Autor’s analysis showed that the well understood polarization of employment by education attainment has been accompanied by, and is likely the result of a less widely recognized polarization of jobs across geographic regions. The urban expansion of high-education, high-skill occupations over the past several decades has been offset by the urban contraction of non-college mid-skill jobs. “While workers are vastly more educated and jobs are vastly more skill-intensive in today’s cities compared to five decades ago, non-college workers in these places perform substantially less skilled work than they did decades earlier.”
For the foreseeable future, superstar cities offer the best job opportunities, but not for less educated workers, a critical change from the time when cities were the place where mid-skill workers could climb the ladder to the middle class. New, well paid urban occupations will continue to favor high-skilled, highly educated workers. Not surprisingly, the US Census Bureau recently noted that workers without college degrees have been leaving big cities for other parts of the country.

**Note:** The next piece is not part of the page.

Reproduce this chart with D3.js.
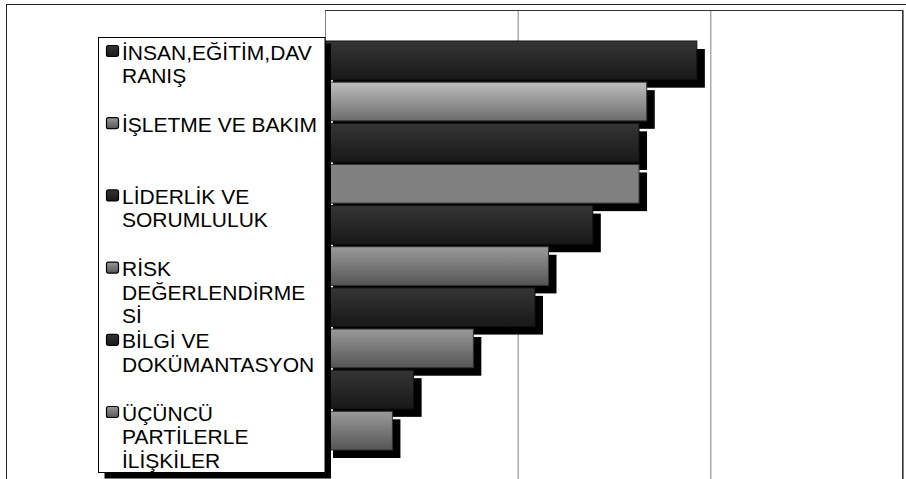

“Labor markets in U.S. cities today are vastly more educated and skill-intensive than they were five decades ago,” wrote Autor in the paper’s concluding section. “Yet, urban non-college workers perform substantially less skilled work than decades earlier, and the once robust non-college urban wage premium has largely flat-lined. The evidence presented here offers a circumstantial case that the hollowing out of middle-skill, non-college blue-collar production and white-collar administrative support jobs, which were once abundant in dense urban labor markets, provides at least a partial explanation for these adverse trends in the composition and remuneration of non-college employment.”